Nieuws

Gevolgen onjuiste waardebeschikking WOZ

19 juli 2012

De gemeentelijke heffingsambtenaar stelde voor een kantoorgebouw, dat op de peildatum voor de Wet waardering onroerende zaken (WOZ) in aanbouw was, 27 afzonderlijke waardebeschikkingen vast, uitgaande van een totaal van 27 te onderscheiden objecten. De totale waarde die de heffingsambtenaar aan deze objecten toekende bedroeg € 66 miljoen.

In samenhang met deze waardebeschikkingen werden aanslagen onroerendezaakbelastingen opgelegd tot een totaal van € 191.000.

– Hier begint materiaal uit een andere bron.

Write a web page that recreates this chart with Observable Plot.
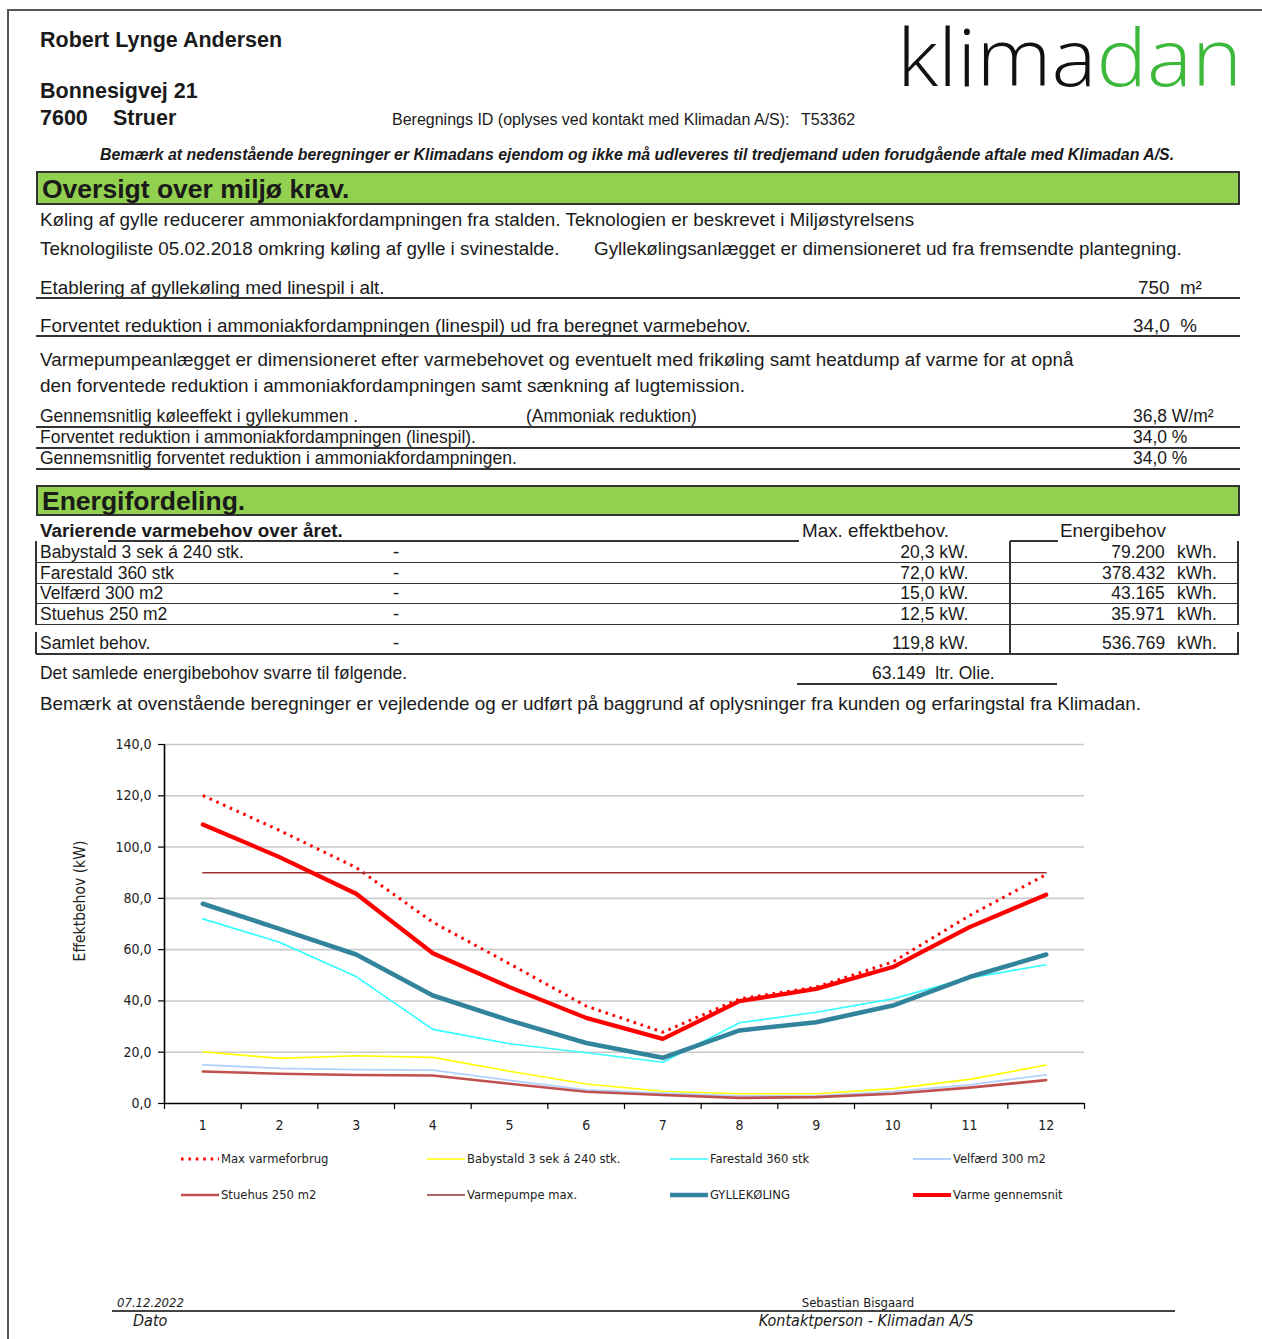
<!DOCTYPE html>
<html><head><meta charset="utf-8">
<script src="https://cdn.jsdelivr.net/npm/d3@7"></script>
<script src="https://cdn.jsdelivr.net/npm/@observablehq/plot@0.6"></script>
<style>
html,body{margin:0;padding:0;background:#fff}
body{width:1262px;height:1339px;overflow:hidden;position:relative;font-family:"Liberation Sans",Arial,sans-serif;color:#1a1a1a}
.t{position:absolute;white-space:pre;line-height:1}
.ln{position:absolute;background:#333}
.bar{position:absolute;background:#92D050;border:2px solid #333;box-sizing:border-box}
#chart{position:absolute;left:0;top:730px}
.narrow{font-family:"Liberation Sans Narrow","DejaVu Sans Condensed","Liberation Sans",sans-serif}
</style></head>
<body>
<script>
// ---------- chart data ----------
const months = [1,2,3,4,5,6,7,8,9,10,11,12];
const maxVarmeforbrug = [120.1,106.5,92.0,70.7,54.5,38.0,27.8,40.8,45.4,55.2,73.3,89.3];
const babystald       = [20.2,17.6,18.6,18.0,12.6,7.6,4.8,3.8,3.8,5.8,9.4,15.0];
const farestald       = [72.0,62.9,49.5,28.9,23.3,19.8,16.1,31.5,35.6,40.8,49.0,54.1];
const velfaerd        = [15.1,13.7,13.2,13.0,9.0,5.3,4.0,3.0,3.0,4.6,7.3,11.2];
const stuehus         = [12.5,11.6,11.1,10.9,7.7,4.6,3.3,2.2,2.5,3.8,6.2,9.1];
const varmepumpeMax   = [90,90,90,90,90,90,90,90,90,90,90,90];
const gyllekoeling    = [77.9,68.1,58.1,42.1,32.4,23.6,17.8,28.5,31.7,38.2,49.3,58.1];
const varmeGennemsnit = [108.8,96.1,81.8,58.6,45.4,33.4,25.2,39.9,44.7,53.2,68.8,81.4];
const seriesNames = ["Max varmeforbrug","Babystald 3 sek á 240 stk.","Farestald 360 stk","Velfærd 300 m2","Stuehus 250 m2","Varmepumpe max.","GYLLEKØLING","Varme gennemsnit"];
const seriesValues = [maxVarmeforbrug,babystald,farestald,velfaerd,stuehus,varmepumpeMax,gyllekoeling,varmeGennemsnit];
const yTicks = [0,20,40,60,80,100,120,140];
const yLabel = "Effektbehov (kW)";

// ---------- table data ----------
const tableCategories = ["Babystald 3 sek á 240 stk.","Farestald 360 stk","Velfærd 300 m2","Stuehus 250 m2"];
const maxEffekt = ["20,3","72,0","15,0","12,5"];
const energibehov = ["79.200","378.432","43.165","35.971"];
const totalEffekt = "119,8";
const totalEnergi = "536.769";
const olie = "63.149";

// ---------- styles (kept apart from data) ----------
const seriesStyle = {
  "Max varmeforbrug": {stroke:"#ff0000", width:3, dash:"2.6 4.8"},
  "Babystald 3 sek á 240 stk.": {stroke:"#ffff00", width:1.6},
  "Farestald 360 stk": {stroke:"#33ffff", width:1.6},
  "Velfærd 300 m2": {stroke:"#b3d1ff", width:1.8},
  "Stuehus 250 m2": {stroke:"#c0504d", width:2.6},
  "Varmepumpe max.": {stroke:"#993333", width:1.5},
  "GYLLEKØLING": {stroke:"#31849b", width:4.6},
  "Varme gennemsnit": {stroke:"#ff0000", width:4.2}
};

// ---------- helpers ----------
function txt(s, x, y, o = {}) {
  const d = document.createElement("div");
  d.className = "t" + (o.narrow ? " narrow" : "");
  d.textContent = s;
  const size = o.size || 18.85;
  d.style.fontSize = size + "px";
  d.style.top = (y - 0.47 * size) + "px";
  if (o.align === "right") d.style.right = (1262 - x) + "px";
  else d.style.left = x + "px";
  if (o.align === "center") d.style.transform = "translateX(-50%)";
  if (o.bold) d.style.fontWeight = "bold";
  if (o.italic) d.style.fontStyle = "italic";
  if (o.color) d.style.color = o.color;
  if (o.sx) { d.style.transformOrigin = o.align === "right" ? "right center" : "left center"; d.style.transform = `scaleX(${o.sx})`; }
  document.body.appendChild(d);
  return d;
}
function hl(x1, x2, y, w = 1.5, c = "#333") {
  const d = document.createElement("div"); d.className = "ln";
  Object.assign(d.style, {left:x1+"px", top:(y - w/2)+"px", width:(x2-x1)+"px", height:w+"px", background:c});
  document.body.appendChild(d);
}
function vl(x, y1, y2, w = 1.5, c = "#333") {
  const d = document.createElement("div"); d.className = "ln";
  Object.assign(d.style, {left:(x - w/2)+"px", top:y1+"px", width:w+"px", height:(y2-y1)+"px", background:c});
  document.body.appendChild(d);
}
function bar(x, y, w, h) {
  const d = document.createElement("div"); d.className = "bar";
  Object.assign(d.style, {left:x+"px", top:y+"px", width:w+"px", height:h+"px"});
  document.body.appendChild(d);
}

// page frame
hl(7, 1262, 10, 2, "#555");
vl(8, 9, 1339, 2, "#555");

// header
txt("Robert Lynge Andersen", 40, 40, {size:21.5, bold:true});
txt("Bonnesigvej 21", 40, 91, {size:21.5, bold:true});
txt("7600", 40, 118, {size:21.5, bold:true});
txt("Struer", 113, 118, {size:21.5, bold:true});
txt("Beregnings ID (oplyses ved kontakt med Klimadan A/S):", 392, 120, {size:16});
txt("T53362", 801, 120, {size:16});

// logo
const logo = document.createElementNS("http://www.w3.org/2000/svg","svg");
logo.setAttribute("width","372"); logo.setAttribute("height","120");
Object.assign(logo.style,{position:"absolute",left:"890px",top:"0px"});
logo.innerHTML = `<text x="7" y="86" font-family="Open Sans, DejaVu Sans, sans-serif" font-weight="360" font-size="79" textLength="345" lengthAdjust="spacingAndGlyphs"><tspan fill="#111">klima</tspan><tspan fill="#3cb83a">dan</tspan></text>`;
document.body.appendChild(logo);

txt("Bemærk at nedenstående beregninger er Klimadans ejendom og ikke må udleveres til tredjemand uden forudgående aftale med Klimadan A/S.", 100, 154, {size:15.9, bold:true, italic:true});

// section 1
bar(36, 171, 1204, 34);
txt("Oversigt over miljø krav.", 42, 188, {size:26.5, bold:true});
txt("Køling af gylle reducerer ammoniakfordampningen fra stalden. Teknologien er beskrevet i Miljøstyrelsens", 40, 220);
txt("Teknologiliste 05.02.2018 omkring køling af gylle i svinestalde.", 40, 249);
txt("Gyllekølingsanlægget er dimensioneret ud fra fremsendte plantegning.", 594, 249);
txt("Etablering af gyllekøling med linespil i alt.", 40, 288);
txt("750  m²", 1138, 288);
hl(36, 1240, 298, 2);
txt("Forventet reduktion i ammoniakfordampningen (linespil) ud fra beregnet varmebehov.", 40, 326);
txt("34,0  %", 1133, 326);
hl(36, 1240, 336, 2);
txt("Varmepumpeanlægget er dimensioneret efter varmebehovet og eventuelt med frikøling samt heatdump af varme for at opnå", 40, 360);
txt("den forventede reduktion i ammoniakfordampningen samt sænkning af lugtemission.", 40, 386);
txt("Gennemsnitlig køleeffekt i gyllekummen .", 40, 416, {sx:0.927});
txt("(Ammoniak reduktion)", 526, 416, {sx:0.927});
txt("36,8 W/m²", 1133, 416, {sx:0.927});
hl(36, 1240, 427, 2);
txt("Forventet reduktion i ammoniakfordampningen (linespil).", 40, 437, {sx:0.927});
txt("34,0 %", 1133, 437, {sx:0.927});
hl(36, 1240, 448, 2);
txt("Gennemsnitlig forventet reduktion i ammoniakfordampningen.", 40, 458, {sx:0.927});
txt("34,0 %", 1133, 458, {sx:0.927});
hl(36, 1240, 469, 2);

// section 2
bar(36, 485, 1204, 31);
txt("Energifordeling.", 42, 500, {size:26.5, bold:true});
txt("Varierende varmebehov over året.", 40, 531, {bold:true});
txt("Max. effektbehov.", 802, 531);
txt("Energibehov", 1060, 531);
hl(108, 799, 541, 1.5);
hl(1010, 1058, 541, 1.5);
const rowY = [552, 573, 593, 614];
tableCategories.forEach((c, i) => {
  txt(c, 40, rowY[i], {sx:0.927});
  txt("-", 393, rowY[i]);
  txt(maxEffekt[i] + " kW.", 968, rowY[i], {align:"right", sx:0.927});
  txt(energibehov[i], 1165, rowY[i], {align:"right", sx:0.927});
  txt("kWh.", 1177, rowY[i], {sx:0.927});
  hl(36, 1239, rowY[i] + 10.5, 1.5);
});
vl(36, 541, 625, 1.5);
vl(1238, 541, 625, 1.5);
vl(1010, 541, 654, 1.5);
txt("Samlet behov.", 40, 643, {sx:0.927});
txt("-", 393, 643);
txt(totalEffekt + " kW.", 968, 643, {align:"right", sx:0.927});
txt(totalEnergi, 1165, 643, {align:"right", sx:0.927});
txt("kWh.", 1177, 643, {sx:0.927});
vl(36, 632, 654, 1.5);
vl(1238, 632, 654, 1.5);
hl(36, 1239, 654, 1.5);
txt("Det samlede energibebohov svarre til følgende.", 40, 673, {sx:0.927});
txt(olie + "  ltr. Olie.", 872, 673, {sx:0.93});
hl(797, 1057, 684, 1.5);
txt("Bemærk at ovenstående beregninger er vejledende og er udført på baggrund af oplysninger fra kunden og erfaringstal fra Klimadan.", 40, 704);

// ---------- chart ----------
const rows = seriesNames.flatMap((name, s) => months.map((m, i) => ({series:name, month:m, value:seriesValues[s][i]})));
const boundaries = d3.range(months[0] - 0.5, months[months.length - 1] + 1, 1);
const fmt = d => d.toFixed(1).replace(".", ",");
const lineMarks = seriesNames.map(name => {
  const st = seriesStyle[name];
  return Plot.line(rows.filter(r => r.series === name), {
    x:"month", y:"value", stroke:st.stroke, strokeWidth:st.width,
    strokeDasharray:st.dash, strokeLinejoin:"round", strokeLinecap:st.dash ? "butt" : "round"
  });
});
const chart = Plot.plot({
  width:1100, height:410,
  marginLeft:164, marginRight:16, marginTop:14, marginBottom:37,
  style:{fontFamily:'"Liberation Sans Narrow","DejaVu Sans Condensed",sans-serif', fontSize:"14px", color:"#222", background:"transparent", overflow:"visible"},
  x:{type:"linear", domain:[boundaries[0], boundaries[boundaries.length-1]], axis:null},
  y:{domain:[0,140], axis:null},
  marks:[
    Plot.gridY(yTicks.slice(1), {stroke:"#c9c9c9", strokeOpacity:1, strokeWidth:1.6}),
    Plot.axisY(yTicks, {tickFormat:fmt, tickSize:6, tickPadding:7, stroke:"#000", strokeWidth:1.2, fill:"#222", label:null}),
    Plot.axisX(months, {tickSize:0, tickPadding:17, fill:"#222", label:null}),
    Plot.axisX(boundaries, {tickSize:6, tickFormat:() => "", stroke:"#000", strokeWidth:1.2, label:null}),
    Plot.ruleX([boundaries[0]], {stroke:"#000", strokeWidth:1.6}),
    Plot.ruleY([0], {stroke:"#000", strokeWidth:1.6}),
    Plot.text([yLabel], {frameAnchor:"left", textAnchor:"middle", rotate:-90, dx:-84, dy:-23, fontSize:15.5, fill:"#222"}),
    ...lineMarks
  ]
});
chart.id = "chart";
document.body.appendChild(chart);

// ---------- legend ----------
const legCols = [181, 427, 670, 913];
const legRows = [1159, 1195];
seriesNames.forEach((name, i) => {
  const st = seriesStyle[name];
  const x = legCols[i % 4], y = legRows[Math.floor(i / 4)];
  const sw = document.createElementNS("http://www.w3.org/2000/svg","svg");
  sw.setAttribute("width","38"); sw.setAttribute("height","10");
  Object.assign(sw.style,{position:"absolute",left:x+"px",top:(y-5)+"px"});
  sw.innerHTML = `<line x1="0" x2="38" y1="5" y2="5" stroke="${st.stroke}" stroke-width="${st.width}" ${st.dash ? `stroke-dasharray="${st.dash}"` : ""}/>`;
  document.body.appendChild(sw);
  txt(name, x + 40, y, {size:12.9, narrow:true, color:"#222"});
});

// ---------- footer ----------
txt("07.12.2022", 117, 1302, {size:13, narrow:true, italic:true});
txt("Sebastian Bisgaard", 858, 1302, {size:13, narrow:true, align:"center"});
hl(112, 1175, 1311, 2, "#444");
txt("Dato", 133, 1321, {size:16, narrow:true, italic:true});
txt("Kontaktperson - Klimadan A/S", 866, 1321, {size:16, narrow:true, italic:true, align:"center"});
</script>
</body></html>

Nadat tegen die aanslagen bezwaar was gemaakt deelde de heffingsambtenaar mee dat een pand in aanbouw één zelfstandig WOZ-object vormt en dat op die grond de eerdere waardebeschikkingen zouden worden vernietigd wegens foutieve objectafbakening. De heffingsambtenaar stelde een nieuwe waardebeschikking vast per gelijke peildatum op basis van één zelfstandig WOZ-object. De opgelegde aanslagen werden ambtshalve verminderd tot nihil. In plaats daarvan legde de heffingsambtenaar navorderingsaanslagen op, die na bezwaar even hoog waren als de eerder opgelegde aanslagen. De vraag was of de heffingsambtenaar bevoegd was de navorderingsaanslagen op te leggen. Hof Amsterdam beantwoordde die vraag bevestigend.

 

In cassatie oordeelde de Hoge Raad dat aanslagen in de onroerendezaakbelastingen die zijn vastgesteld op basis van onjuiste waardebeschikkingen gelden als ten onrechte vastgestelde aanslagen. Dat betekent dat deze net als de onjuiste waardebeschikkingen door de heffingsambtenaar moeten worden vernietigd. Vermindering tot nihil kan met vernietiging op één lijn worden gesteld. Op basis van de nieuwe waardebeschikking kan de te weinig geheven belasting worden nagevorderd.